- **Required work**
For each line below that contains the string "chart", copy that line.

- **Collected material**
####################

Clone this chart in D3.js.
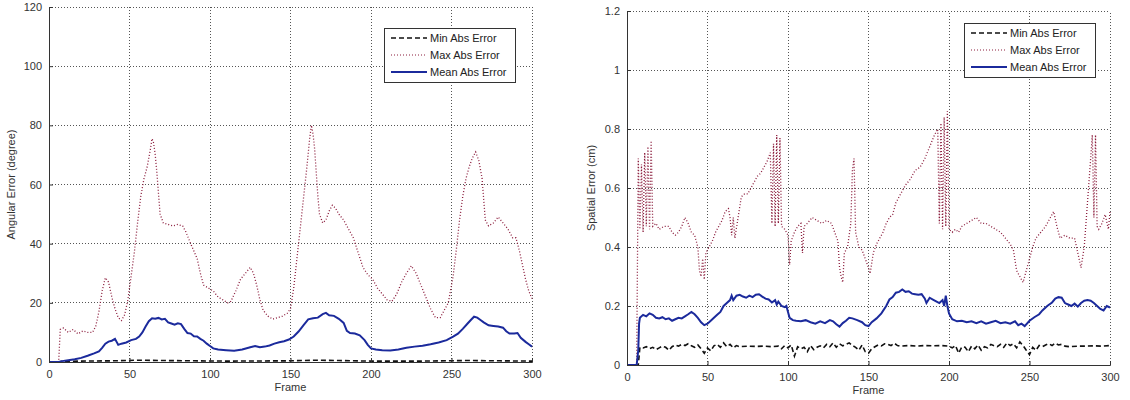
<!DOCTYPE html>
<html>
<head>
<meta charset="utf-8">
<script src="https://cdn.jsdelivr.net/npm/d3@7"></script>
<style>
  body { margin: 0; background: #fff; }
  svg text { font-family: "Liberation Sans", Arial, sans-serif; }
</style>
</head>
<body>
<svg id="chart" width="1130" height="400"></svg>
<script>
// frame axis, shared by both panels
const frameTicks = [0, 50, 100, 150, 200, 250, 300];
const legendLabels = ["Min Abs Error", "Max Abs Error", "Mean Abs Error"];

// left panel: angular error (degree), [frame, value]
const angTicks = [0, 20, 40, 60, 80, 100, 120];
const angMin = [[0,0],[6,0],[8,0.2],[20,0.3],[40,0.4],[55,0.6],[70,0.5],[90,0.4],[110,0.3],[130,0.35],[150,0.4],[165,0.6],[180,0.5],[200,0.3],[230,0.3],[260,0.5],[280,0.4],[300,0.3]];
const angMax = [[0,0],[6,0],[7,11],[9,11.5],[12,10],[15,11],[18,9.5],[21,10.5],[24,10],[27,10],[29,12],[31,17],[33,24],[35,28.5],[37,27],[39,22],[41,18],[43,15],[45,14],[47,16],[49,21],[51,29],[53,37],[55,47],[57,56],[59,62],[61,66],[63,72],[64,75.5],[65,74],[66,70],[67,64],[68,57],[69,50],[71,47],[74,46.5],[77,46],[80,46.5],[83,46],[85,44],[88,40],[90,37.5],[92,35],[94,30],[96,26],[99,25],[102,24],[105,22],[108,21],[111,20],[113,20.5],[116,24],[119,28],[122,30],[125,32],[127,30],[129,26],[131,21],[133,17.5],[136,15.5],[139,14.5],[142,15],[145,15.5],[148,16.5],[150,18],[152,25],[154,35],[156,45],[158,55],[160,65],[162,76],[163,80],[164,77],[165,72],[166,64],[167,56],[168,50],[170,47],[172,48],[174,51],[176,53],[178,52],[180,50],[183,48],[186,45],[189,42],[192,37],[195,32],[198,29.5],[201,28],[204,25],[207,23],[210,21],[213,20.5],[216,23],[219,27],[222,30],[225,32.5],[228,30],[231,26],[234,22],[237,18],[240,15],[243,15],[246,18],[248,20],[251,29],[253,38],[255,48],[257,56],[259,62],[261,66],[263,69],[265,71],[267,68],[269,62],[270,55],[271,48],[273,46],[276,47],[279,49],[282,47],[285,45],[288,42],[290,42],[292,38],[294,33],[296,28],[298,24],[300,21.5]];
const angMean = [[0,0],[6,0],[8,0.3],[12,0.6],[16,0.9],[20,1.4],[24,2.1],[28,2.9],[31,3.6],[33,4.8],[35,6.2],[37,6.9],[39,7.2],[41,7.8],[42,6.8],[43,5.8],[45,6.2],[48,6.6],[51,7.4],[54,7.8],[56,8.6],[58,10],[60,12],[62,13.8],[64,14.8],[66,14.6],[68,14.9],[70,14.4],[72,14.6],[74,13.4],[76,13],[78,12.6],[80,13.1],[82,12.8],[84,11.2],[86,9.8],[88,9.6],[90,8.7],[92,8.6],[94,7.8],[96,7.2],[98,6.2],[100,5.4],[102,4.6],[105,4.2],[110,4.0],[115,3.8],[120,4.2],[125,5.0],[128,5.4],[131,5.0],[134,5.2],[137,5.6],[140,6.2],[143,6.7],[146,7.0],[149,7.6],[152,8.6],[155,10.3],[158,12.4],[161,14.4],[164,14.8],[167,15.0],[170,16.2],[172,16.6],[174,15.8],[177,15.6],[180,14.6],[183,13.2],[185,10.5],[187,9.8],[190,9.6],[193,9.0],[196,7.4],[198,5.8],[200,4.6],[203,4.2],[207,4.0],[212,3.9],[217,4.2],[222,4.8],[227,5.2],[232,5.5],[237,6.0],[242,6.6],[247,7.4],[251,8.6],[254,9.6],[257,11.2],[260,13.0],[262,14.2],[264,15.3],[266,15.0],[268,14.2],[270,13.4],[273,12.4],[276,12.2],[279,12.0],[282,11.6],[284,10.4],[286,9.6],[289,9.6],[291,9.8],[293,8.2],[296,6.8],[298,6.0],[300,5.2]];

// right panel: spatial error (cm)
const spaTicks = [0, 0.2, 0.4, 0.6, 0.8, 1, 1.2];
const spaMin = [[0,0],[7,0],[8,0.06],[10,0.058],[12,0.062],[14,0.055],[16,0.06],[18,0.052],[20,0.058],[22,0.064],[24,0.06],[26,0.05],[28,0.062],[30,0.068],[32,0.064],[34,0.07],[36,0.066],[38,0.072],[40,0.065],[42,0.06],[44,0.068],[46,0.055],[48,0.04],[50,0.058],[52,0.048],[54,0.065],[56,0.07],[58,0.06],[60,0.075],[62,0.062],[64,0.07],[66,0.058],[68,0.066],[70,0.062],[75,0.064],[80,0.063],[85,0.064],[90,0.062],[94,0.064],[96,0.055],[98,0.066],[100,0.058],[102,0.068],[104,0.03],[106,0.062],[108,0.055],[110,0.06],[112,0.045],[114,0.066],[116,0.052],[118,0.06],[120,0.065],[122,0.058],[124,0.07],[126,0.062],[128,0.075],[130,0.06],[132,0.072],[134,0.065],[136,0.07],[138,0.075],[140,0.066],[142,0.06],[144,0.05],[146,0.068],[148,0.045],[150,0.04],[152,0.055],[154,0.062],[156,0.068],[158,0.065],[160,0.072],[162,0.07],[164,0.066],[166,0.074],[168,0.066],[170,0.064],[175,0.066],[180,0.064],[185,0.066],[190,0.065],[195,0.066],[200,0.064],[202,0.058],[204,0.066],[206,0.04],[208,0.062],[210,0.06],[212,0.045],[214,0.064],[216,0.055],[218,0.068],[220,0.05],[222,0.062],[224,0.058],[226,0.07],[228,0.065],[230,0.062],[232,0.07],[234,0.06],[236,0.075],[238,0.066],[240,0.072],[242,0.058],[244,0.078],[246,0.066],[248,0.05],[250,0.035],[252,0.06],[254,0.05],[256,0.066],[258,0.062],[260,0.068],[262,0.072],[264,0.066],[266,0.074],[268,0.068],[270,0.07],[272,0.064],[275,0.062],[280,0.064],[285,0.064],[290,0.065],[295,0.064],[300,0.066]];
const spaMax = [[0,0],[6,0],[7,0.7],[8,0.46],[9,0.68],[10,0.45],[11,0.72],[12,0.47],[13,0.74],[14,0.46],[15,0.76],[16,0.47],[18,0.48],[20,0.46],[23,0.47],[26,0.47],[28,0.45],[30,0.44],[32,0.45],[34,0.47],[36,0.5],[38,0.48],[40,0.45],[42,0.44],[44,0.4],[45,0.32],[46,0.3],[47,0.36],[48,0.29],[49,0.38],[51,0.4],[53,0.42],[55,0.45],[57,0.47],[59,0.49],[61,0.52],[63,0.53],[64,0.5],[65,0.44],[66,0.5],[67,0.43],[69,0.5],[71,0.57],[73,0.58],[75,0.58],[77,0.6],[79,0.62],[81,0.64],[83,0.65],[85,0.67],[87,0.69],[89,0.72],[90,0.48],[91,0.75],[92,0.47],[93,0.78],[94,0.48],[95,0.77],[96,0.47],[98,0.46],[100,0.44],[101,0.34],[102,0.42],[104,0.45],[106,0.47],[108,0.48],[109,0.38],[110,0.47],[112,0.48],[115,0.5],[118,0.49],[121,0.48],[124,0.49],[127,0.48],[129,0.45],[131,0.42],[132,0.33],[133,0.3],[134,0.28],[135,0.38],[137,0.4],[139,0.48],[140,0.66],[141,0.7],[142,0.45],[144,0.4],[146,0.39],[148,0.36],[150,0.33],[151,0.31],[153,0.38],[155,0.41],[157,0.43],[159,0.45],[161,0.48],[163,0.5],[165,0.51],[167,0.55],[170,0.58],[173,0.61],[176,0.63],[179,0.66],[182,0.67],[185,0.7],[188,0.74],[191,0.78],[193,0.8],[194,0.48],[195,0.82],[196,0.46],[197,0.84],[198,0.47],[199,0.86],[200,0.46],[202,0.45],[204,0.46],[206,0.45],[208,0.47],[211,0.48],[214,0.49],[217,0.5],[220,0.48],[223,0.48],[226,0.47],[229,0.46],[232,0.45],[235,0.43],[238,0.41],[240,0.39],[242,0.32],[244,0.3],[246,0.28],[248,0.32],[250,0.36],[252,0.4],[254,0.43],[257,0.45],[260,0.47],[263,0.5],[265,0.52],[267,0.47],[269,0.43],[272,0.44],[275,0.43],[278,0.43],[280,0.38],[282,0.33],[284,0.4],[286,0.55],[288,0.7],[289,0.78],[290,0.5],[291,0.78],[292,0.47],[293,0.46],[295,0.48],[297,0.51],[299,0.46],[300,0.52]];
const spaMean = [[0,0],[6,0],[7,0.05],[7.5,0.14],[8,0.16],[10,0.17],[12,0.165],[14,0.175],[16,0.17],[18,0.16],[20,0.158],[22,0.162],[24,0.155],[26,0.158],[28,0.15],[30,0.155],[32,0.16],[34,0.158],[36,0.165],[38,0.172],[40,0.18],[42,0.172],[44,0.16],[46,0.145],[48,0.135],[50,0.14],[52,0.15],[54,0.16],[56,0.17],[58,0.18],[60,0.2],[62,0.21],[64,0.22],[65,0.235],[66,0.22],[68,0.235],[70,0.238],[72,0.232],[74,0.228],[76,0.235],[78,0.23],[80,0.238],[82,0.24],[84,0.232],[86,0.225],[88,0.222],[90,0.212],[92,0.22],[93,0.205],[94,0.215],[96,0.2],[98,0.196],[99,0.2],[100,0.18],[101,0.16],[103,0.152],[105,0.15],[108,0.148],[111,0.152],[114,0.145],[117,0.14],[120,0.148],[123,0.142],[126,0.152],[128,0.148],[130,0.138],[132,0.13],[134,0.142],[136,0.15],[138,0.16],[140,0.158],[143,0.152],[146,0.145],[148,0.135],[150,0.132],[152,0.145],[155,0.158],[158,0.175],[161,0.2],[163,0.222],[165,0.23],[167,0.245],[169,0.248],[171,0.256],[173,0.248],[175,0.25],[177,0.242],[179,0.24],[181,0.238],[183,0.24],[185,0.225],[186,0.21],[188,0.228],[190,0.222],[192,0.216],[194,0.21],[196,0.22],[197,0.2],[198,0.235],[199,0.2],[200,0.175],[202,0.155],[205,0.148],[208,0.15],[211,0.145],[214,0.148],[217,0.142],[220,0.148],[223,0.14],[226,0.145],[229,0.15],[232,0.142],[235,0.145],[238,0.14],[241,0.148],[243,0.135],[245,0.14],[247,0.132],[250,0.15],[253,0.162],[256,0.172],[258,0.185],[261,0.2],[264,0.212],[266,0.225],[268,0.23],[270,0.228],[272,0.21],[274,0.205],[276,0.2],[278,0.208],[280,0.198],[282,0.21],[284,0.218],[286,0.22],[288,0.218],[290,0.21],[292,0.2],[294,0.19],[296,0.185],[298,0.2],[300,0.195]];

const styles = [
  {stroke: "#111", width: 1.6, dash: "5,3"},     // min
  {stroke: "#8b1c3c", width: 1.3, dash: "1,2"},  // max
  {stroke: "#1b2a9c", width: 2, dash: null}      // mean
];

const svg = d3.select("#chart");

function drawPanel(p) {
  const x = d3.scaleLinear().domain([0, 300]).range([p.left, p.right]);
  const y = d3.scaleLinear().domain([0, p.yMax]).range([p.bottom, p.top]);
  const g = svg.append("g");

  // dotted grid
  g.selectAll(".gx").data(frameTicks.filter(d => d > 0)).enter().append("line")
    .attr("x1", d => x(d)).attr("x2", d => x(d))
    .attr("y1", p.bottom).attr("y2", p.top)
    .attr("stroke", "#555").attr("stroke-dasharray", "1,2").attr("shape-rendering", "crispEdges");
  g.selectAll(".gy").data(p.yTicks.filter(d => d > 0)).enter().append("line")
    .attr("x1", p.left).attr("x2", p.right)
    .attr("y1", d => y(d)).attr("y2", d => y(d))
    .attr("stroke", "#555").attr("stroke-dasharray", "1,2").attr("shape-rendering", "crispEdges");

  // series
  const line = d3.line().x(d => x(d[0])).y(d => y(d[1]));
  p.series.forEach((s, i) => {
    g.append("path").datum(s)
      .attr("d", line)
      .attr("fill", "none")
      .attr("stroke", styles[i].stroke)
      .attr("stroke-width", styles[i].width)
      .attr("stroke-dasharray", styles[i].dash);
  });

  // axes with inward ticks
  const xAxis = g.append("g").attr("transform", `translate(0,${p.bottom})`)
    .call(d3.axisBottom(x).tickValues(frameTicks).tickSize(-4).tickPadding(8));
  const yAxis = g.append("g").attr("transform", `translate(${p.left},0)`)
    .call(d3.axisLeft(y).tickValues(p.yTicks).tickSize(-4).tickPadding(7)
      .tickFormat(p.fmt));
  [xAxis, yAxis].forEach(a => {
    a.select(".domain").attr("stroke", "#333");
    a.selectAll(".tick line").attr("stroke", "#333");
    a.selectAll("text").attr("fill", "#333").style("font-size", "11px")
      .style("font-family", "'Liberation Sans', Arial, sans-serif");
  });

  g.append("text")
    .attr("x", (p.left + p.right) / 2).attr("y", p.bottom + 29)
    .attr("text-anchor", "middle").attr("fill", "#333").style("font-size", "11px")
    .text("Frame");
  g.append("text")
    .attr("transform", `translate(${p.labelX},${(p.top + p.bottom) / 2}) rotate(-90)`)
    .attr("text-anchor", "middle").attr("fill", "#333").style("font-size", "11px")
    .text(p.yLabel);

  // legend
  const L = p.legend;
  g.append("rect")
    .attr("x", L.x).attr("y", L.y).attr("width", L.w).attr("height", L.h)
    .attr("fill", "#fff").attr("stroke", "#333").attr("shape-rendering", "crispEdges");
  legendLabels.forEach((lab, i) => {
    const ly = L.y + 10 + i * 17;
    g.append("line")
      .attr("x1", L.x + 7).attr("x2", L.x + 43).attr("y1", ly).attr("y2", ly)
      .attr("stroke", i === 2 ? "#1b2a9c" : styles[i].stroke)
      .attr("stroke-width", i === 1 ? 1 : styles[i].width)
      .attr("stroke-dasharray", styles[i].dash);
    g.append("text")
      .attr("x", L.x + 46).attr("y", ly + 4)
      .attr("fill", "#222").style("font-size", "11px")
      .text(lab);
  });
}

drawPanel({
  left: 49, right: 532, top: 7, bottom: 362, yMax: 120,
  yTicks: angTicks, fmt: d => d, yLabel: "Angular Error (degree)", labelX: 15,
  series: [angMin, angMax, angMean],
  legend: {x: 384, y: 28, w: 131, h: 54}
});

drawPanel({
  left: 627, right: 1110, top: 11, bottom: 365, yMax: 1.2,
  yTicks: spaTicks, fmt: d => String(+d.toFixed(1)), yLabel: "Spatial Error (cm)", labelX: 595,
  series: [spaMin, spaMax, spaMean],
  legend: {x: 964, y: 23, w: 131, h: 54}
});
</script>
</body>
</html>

####################

- **Output of the task**
Clone this chart in D3.js.
<svg id="chart" width="1130" height="400"></svg>
const svg = d3.select("#chart");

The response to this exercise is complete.